Transport is a key area as there is “a huge gap in terms of efficient and affordable transport in Africa”, he adds.
“You can have a great mining project or agriculture business but once you’ve got the product you’ve got to move it, and at times, it’s so expensive that it erodes all the initial attractiveness of the product.”
One of TDB’s latest investments in transformational transport infrastructure is Tanzania’s standard gauge railway (SGR), which will eventually link mostly landlocked Rwanda, Uganda, Burundi and the Democratic Republic of Congo (DRC) with the Indian Ocean.
The first phase between Dar es Salaam and Morogoro is complete, setting the stage for increased trade and development across the region.
In 2018, TDB directly allocated $100m to fund part of the project, complementing a $1bn sovereign facility arranged by TDB which is serving to fund development infrastructure projects in Tanzania.
More sovereign loans as such have been arranged in other member states, notably in Uganda last year, to help finance infrastructure and other sectors, and create fiscal space to deal with Covid-related shocks.
Another project is the Lake Turkana Wind Project in Kenya – Africa’s largest windfarm, with an installed capacity of 310MW and 365 wind turbines.

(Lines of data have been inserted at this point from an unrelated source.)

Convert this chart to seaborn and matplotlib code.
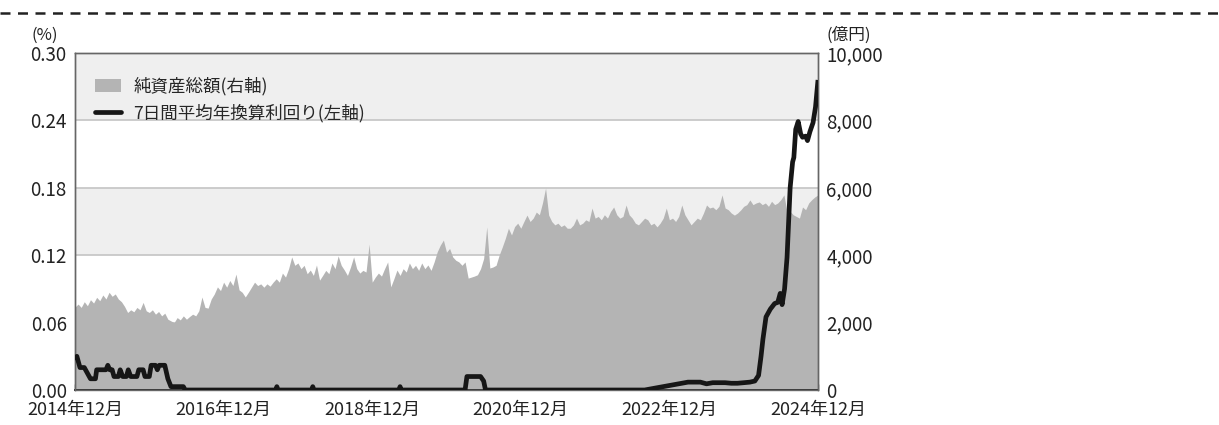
import numpy as np
import pandas as pd
import matplotlib
matplotlib.use("Agg")
import matplotlib.pyplot as plt
import seaborn as sns
from matplotlib.lines import Line2D
from matplotlib.patches import Patch

sns.set_theme(style="white")
plt.rcParams['font.family'] = ['Noto Sans CJK JP', 'DejaVu Sans']

# ---- data ----
# net assets (億円), semi-monthly from 2014/12 (month index 0) to 2024/12 (month 120)
assets = [
    2460, 2550, 2450, 2620, 2500, 2680, 2580, 2750, 2650, 2820, 2700, 2900,
    2780, 2850, 2700, 2620, 2480, 2300, 2380, 2320, 2450, 2380, 2600, 2350,
    2300, 2380, 2250, 2330, 2200, 2280, 2100, 2050, 2000, 2150, 2080, 2200,
    2100, 2180, 2250, 2200, 2350, 2760, 2450, 2430, 2700, 2850, 3060, 2950,
    3200, 3050, 3250, 3100, 3440, 2970, 2900, 2760, 2900, 3050, 3200, 3100,
    3150, 3050, 3150, 3080, 3200, 3300, 3200, 3470, 3350, 3600, 3950, 3700,
    3770, 3600, 3700, 3450, 3560, 3400, 3710, 3260, 3400, 3550, 3450, 3770,
    3600, 3980, 3700, 3560, 3400, 3650, 3950, 3600, 3470, 3550, 3500, 4330,
    3200, 3350, 3470, 3380, 3600, 3800, 3060, 3300, 3560, 3400, 3600, 3500,
    3770, 3600, 3700, 3550, 3770, 3600, 3710, 3550, 3800, 4100, 4300, 4450,
    4090, 4200, 3950, 3850, 3800, 3700, 3800, 3320, 3350, 3380, 3420, 3600,
    3900, 4840, 3620, 3650, 3700, 4000, 4240, 4500, 4800, 4600, 4850, 4950,
    4800, 5000, 5190, 5000, 5100, 5280, 5200, 5550, 5990, 5190, 5000, 4900,
    4950, 4850, 4900, 4800, 4800, 4900, 5100, 4900, 4950, 5050, 5000, 5400,
    5100, 5150, 5050, 5200, 5100, 5300, 5430, 5200, 5100, 5150, 5490, 5200,
    5100, 4950, 4900, 5000, 5100, 5050, 4900, 4950, 4840, 4950, 5100, 5400,
    5050, 5100, 5000, 5150, 5490, 5200, 5050, 4900, 5000, 5100, 5050, 5250,
    5490, 5400, 5430, 5350, 5450, 5790, 5400, 5350, 5250, 5190, 5250, 5340,
    5450, 5500, 5640, 5500, 5550, 5580, 5500, 5550, 5450, 5600, 5500, 5550,
    5650, 5790, 5280, 5300, 5200, 5150, 5100, 5430, 5350, 5550, 5650, 5730,
    5790,
]
asset_month = [i * 0.5 for i in range(len(assets))]

# 7-day average annualised yield (%), month index / value
yield_month = [0, 0.3, 0.8, 1.5, 2, 2.5, 3.3, 3.5, 5, 5.3, 5.6, 6, 6.3, 7, 7.3, 7.7,
               8.3, 8.6, 9, 10, 10.3, 11, 11.3, 12, 12.3, 13, 13.3, 13.6, 14.5, 15,
               15.5, 17.5, 17.8, 32.4, 32.6, 32.8, 38.2, 38.4, 38.6, 52.3, 52.5, 52.7,
               63.0, 63.3, 65.5, 66.0, 66.3, 92, 94, 96, 98, 99, 101, 102, 103, 105,
               106, 107, 108, 109, 109.8, 110.4, 110.8, 111.1, 111.6, 112.3, 113,
               113.5, 113.9, 114.2, 114.6, 115.0, 115.5, 115.9, 116.1, 116.4, 116.8,
               117.2, 117.5, 118.0, 118.3, 118.7, 119.2, 119.6, 120]
yield_pct = [0.027, 0.030, 0.020, 0.020, 0.015, 0.010, 0.010, 0.018, 0.018, 0.022, 0.018,
             0.018, 0.012, 0.012, 0.018, 0.012, 0.012, 0.018, 0.012, 0.012, 0.018, 0.018,
             0.012, 0.012, 0.022, 0.022, 0.018, 0.022, 0.022, 0.010, 0.003, 0.003, 0.0,
             0.0, 0.003, 0.0, 0.0, 0.003, 0.0, 0.0, 0.003, 0.0,
             0.0, 0.012, 0.012, 0.008, 0.0, 0.0, 0.002, 0.004, 0.006, 0.007, 0.007,
             0.0055, 0.0065, 0.0065, 0.006, 0.006, 0.0065, 0.007, 0.008, 0.013, 0.030,
             0.045, 0.065, 0.072, 0.077, 0.078, 0.086, 0.076, 0.090, 0.118, 0.180,
             0.203, 0.207, 0.232, 0.239, 0.228, 0.225, 0.226, 0.222, 0.230, 0.238,
             0.252, 0.276]

tick_months = [0, 24, 48, 72, 96, 120]
tick_labels = ["2014年12月", "2016年12月", "2018年12月", "2020年12月", "2022年12月", "2024年12月"]
left_ticks = [0.00, 0.06, 0.12, 0.18, 0.24, 0.30]
right_ticks = [0, 2000, 4000, 6000, 8000, 10000]

legend_assets = "純資産総額(右軸)"
legend_yield = "7日間平均年換算利回り(左軸)"

df_a = pd.DataFrame({"month": asset_month, "assets": assets})
df_y = pd.DataFrame({"month": yield_month, "yield": yield_pct})

# ---- figure ----
fig = plt.figure(figsize=(12.19, 4.25), dpi=100)
ax = fig.add_axes([75 / 1219, 1 - 390 / 425, 743 / 1219, 337 / 425])  # 億円 axis (right)
ax2 = ax.twinx()  # % axis (left)

band = "#efefef"
grid = "#c8c8c8"
for lo, hi in [(0, 2000), (4000, 6000), (8000, 10000)]:
    ax.axhspan(lo, hi, color=band, zorder=0, lw=0)
for v in right_ticks[1:-1]:
    ax.axhline(v, color=grid, lw=1.3, zorder=1)

ax.fill_between(df_a["month"], 0, df_a["assets"], color="#b4b4b4", lw=0, zorder=2)
sns.lineplot(data=df_y, x="month", y="yield", ax=ax2, color="#161616", lw=3.4,
             solid_capstyle="butt", zorder=5)

ax.set_xlim(0, 120)
ax.set_ylim(0, 10000)
ax2.set_ylim(0, 0.30)
ax.set_xlabel("")
ax.set_ylabel("")
ax2.set_xlabel("")
ax2.set_ylabel("")

ax.yaxis.tick_right()
ax2.yaxis.tick_left()
ax.set_yticks(right_ticks)
ax.set_yticklabels([f"{v:,}" for v in right_ticks])
ax2.set_yticks(left_ticks)
ax2.set_yticklabels([f"{v:.2f}" for v in left_ticks])
ax.set_xticks(tick_months)
ax.set_xticklabels(tick_labels)

fs = 13.5
ax.tick_params(axis="y", length=0, pad=6, labelsize=fs, colors="#222222", right=True, left=False,
               labelright=True, labelleft=False)
ax2.tick_params(axis="y", length=0, pad=6, labelsize=fs, colors="#222222", left=True, right=False,
                labelleft=True, labelright=False)
ax.tick_params(axis="x", direction="in", length=4, width=1, color="#333333", pad=8,
               labelsize=13, labelcolor="#222222", bottom=True)
ax2.tick_params(axis="x", bottom=False, labelbottom=False)

for a in (ax, ax2):
    for s in a.spines.values():
        s.set_visible(True)
        s.set_color("#666666")
        s.set_linewidth(1.0)
ax.spines["bottom"].set_color("#333333")
ax.spines["bottom"].set_linewidth(1.4)
ax2.patch.set_visible(False)

fig.text(58 / 1219, 1 - 35 / 425, "(%)", ha="right", va="center", fontsize=12, color="#222222")
fig.text(826 / 1219, 1 - 35 / 425, "(億円)", ha="left", va="center", fontsize=12, color="#222222")

handles = [Patch(facecolor="#b4b4b4", edgecolor="none"),
           Line2D([0], [0], color="#161616", lw=3.4)]
ax2.legend(handles, [legend_assets, legend_yield], loc="upper left",
           bbox_to_anchor=(0.01, 0.965), frameon=False, fontsize=12.6,
           handlelength=1.5, handleheight=0.8, handletextpad=0.7, labelspacing=0.45,
           borderaxespad=0.3)

fig.add_artist(Line2D([0, 1], [1 - 13 / 425, 1 - 13 / 425], transform=fig.transFigure,
                      color="#222222", lw=1.8, linestyle=(0, (4, 3))))

fig.savefig("out.png", dpi=100)
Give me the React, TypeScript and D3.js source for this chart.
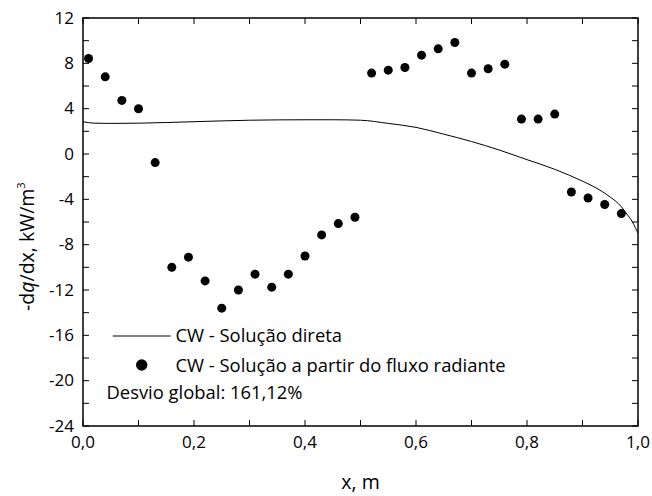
import React from "react";
import * as d3 from "d3";

const pointX = [0.01, 0.04, 0.07, 0.10, 0.13, 0.16, 0.19, 0.22, 0.25, 0.28, 0.31, 0.34, 0.37, 0.40, 0.43, 0.46, 0.49, 0.52, 0.55, 0.58, 0.61, 0.64, 0.67, 0.70, 0.73, 0.76, 0.79, 0.82, 0.85, 0.88, 0.91, 0.94, 0.97];
const pointY = [8.43, 6.81, 4.73, 3.99, -0.76, -10.0, -9.1, -11.2, -13.6, -12.0, -10.6, -11.75, -10.6, -9.0, -7.14, -6.14, -5.58, 7.14, 7.40, 7.63, 8.72, 9.28, 9.84, 7.14, 7.52, 7.93, 3.08, 3.08, 3.52, -3.35, -3.88, -4.46, -5.26];

const lineX = [0, 0.02, 0.05, 0.1, 0.2, 0.3, 0.4, 0.45, 0.5, 0.55, 0.6, 0.65, 0.7, 0.75, 0.8, 0.85, 0.9, 0.93, 0.95, 0.97, 0.98, 0.99, 1.0];
const lineY = [2.85, 2.72, 2.70, 2.72, 2.85, 2.98, 3.02, 3.02, 2.98, 2.70, 2.35, 1.75, 1.10, 0.35, -0.50, -1.35, -2.40, -3.15, -3.80, -4.65, -5.30, -6.00, -7.00];

const xTicks = [0, 0.2, 0.4, 0.6, 0.8, 1.0];
const xMinor = [0.1, 0.3, 0.5, 0.7, 0.9];
const yTicks = [12, 8, 4, 0, -4, -8, -12, -16, -20, -24];
const yMinor = [10, 6, 2, -2, -6, -10, -14, -18, -22];

const legendLine = "CW - Solução direta";
const legendDots = "CW - Solução a partir do fluxo radiante";
const note = "Desvio global: 161,12%";

const FONT = "'Open Sans', sans-serif";

export default function App() {
  const L = 83, R = 638, T = 18, B = 426;
  const x = d3.scaleLinear().domain([0, 1]).range([L, R]);
  const y = d3.scaleLinear().domain([-24, 12]).range([B, T]);
  const fmt = (v: number) => v.toFixed(1).replace(".", ",");
  const line = d3
    .line<number>()
    .x((_, i) => x(lineX[i]))
    .y((d) => y(d))
    .curve(d3.curveMonotoneX);
  const tk = 6;
  return (
    <svg width={652} height={496} style={{ position: "absolute", left: 0, top: 0, background: "#fff" }} fontFamily={FONT}>
      <rect x={0} y={0} width={652} height={496} fill="#fff" />
      <path d={line(lineY) || ""} fill="none" stroke="#000" strokeWidth={1} />
      {pointX.map((px, i) => (
        <circle key={i} cx={x(px)} cy={y(pointY[i])} r={4.5} fill="#000" />
      ))}
      <rect x={L} y={T} width={R - L} height={B - T} fill="none" stroke="#000" strokeWidth={1.5} />
      {[...xTicks, ...xMinor].map((t, i) => (
        <g key={"xt" + i}>
          <line x1={x(t)} x2={x(t)} y1={B} y2={B - tk} stroke="#000" strokeWidth={1} />
          <line x1={x(t)} x2={x(t)} y1={T} y2={T + tk} stroke="#000" strokeWidth={1} />
        </g>
      ))}
      {[...yTicks, ...yMinor].map((t, i) => (
        <g key={"yt" + i}>
          <line x1={L} x2={L + tk} y1={y(t)} y2={y(t)} stroke="#000" strokeWidth={1} />
          <line x1={R} x2={R - tk} y1={y(t)} y2={y(t)} stroke="#000" strokeWidth={1} />
        </g>
      ))}
      {xTicks.map((t, i) => (
        <text key={"xl" + i} x={x(t)} y={448} textAnchor="middle" fontSize={17} fill="#000">
          {fmt(t)}
        </text>
      ))}
      {yTicks.map((t, i) => (
        <text key={"yl" + i} x={74} y={y(t) + 5.5} textAnchor="end" fontSize={17} fill="#000">
          {t}
        </text>
      ))}
      <text x={360.5} y={489} textAnchor="middle" fontSize={19.5} fill="#000">x, m</text>
      <text transform={`translate(33.5,311) rotate(-90)`} textAnchor="start" fontSize={19.5} fill="#000">
        -d<tspan fontStyle="italic">q</tspan>/dx, kW/m<tspan dy={-9} fontSize={11}>3</tspan>
      </text>
      <line x1={112.7} x2={170.7} y1={336} y2={336} stroke="#000" strokeWidth={1} />
      <text x={175.5} y={341.7} fontSize={18.4} fill="#000">{legendLine}</text>
      <circle cx={141.7} cy={365} r={5.7} fill="#000" />
      <text x={175.5} y={371.7} fontSize={18.4} fill="#000">{legendDots}</text>
      <text x={106.5} y={399.3} fontSize={18.4} fill="#000">{note}</text>
    </svg>
  );
}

TDB was one of the primary co-financiers of this landmark project, with a combination of long-term financing and quasi-equity.
TDB also funds many run-of-the-river hydro projects in the region, and recently extended financing to an SME in Kenya which provides large solar home systems in rural and semi-rural communities and employs hundreds of women representatives in local communities.
In health, TDB has extended financing to various hospitals and clinics, to offer more services, with state-of-the-art equipment, as well to pharmaceutical companies.
One of the projects the bank is also very proud of is the Burundi Backbone System, which connected all of the country’s provinces to a fibre optic cable for faster and stable internet, creating opportunities for all sectors of society through improved digital infrastructure.
The multilateral bank, with 41 sovereign and institutional shareholders, also provided $99.2m in a senior loan facility for the Coral South Floating Liquified Natural Gas (Coral Sul FLNG) project in Mozambique – set to be the world’s first ultradeepwater FLNG unit. Mozambique’s government is expected to generate several billions in income in the form of royalties, taxes and dividends during the 25-year commercial life of the project.
The success of Coral South has served as catalyst for securing various additional mega onshore LNG projects, says Tadesse. It was the winner of the African Banker Awards Infrastructure Deal of the Year in 2019, and also a joint winner in 2021 for Tanzania’s SGR, along with Standard Chartered, the mandated lead arranger, and Nedbank.
Next area of focus
The bank has assets worth over $8bn and it disburses around $2bn each year.
Tadesse says the bank is in the advanced stages of concluding its next strategic five-year framework, as the previous framework comes to an end this year.
“We all know that climate finance is a leading issue,” he says. “There are many aspects around climate finance that we are looking at, not just mitigation but also adaption as well.”
He says that Africa has a “leapfrogging opportunity” to jump to cleaner forms of energy because of the historical lack of energy projects on the continent.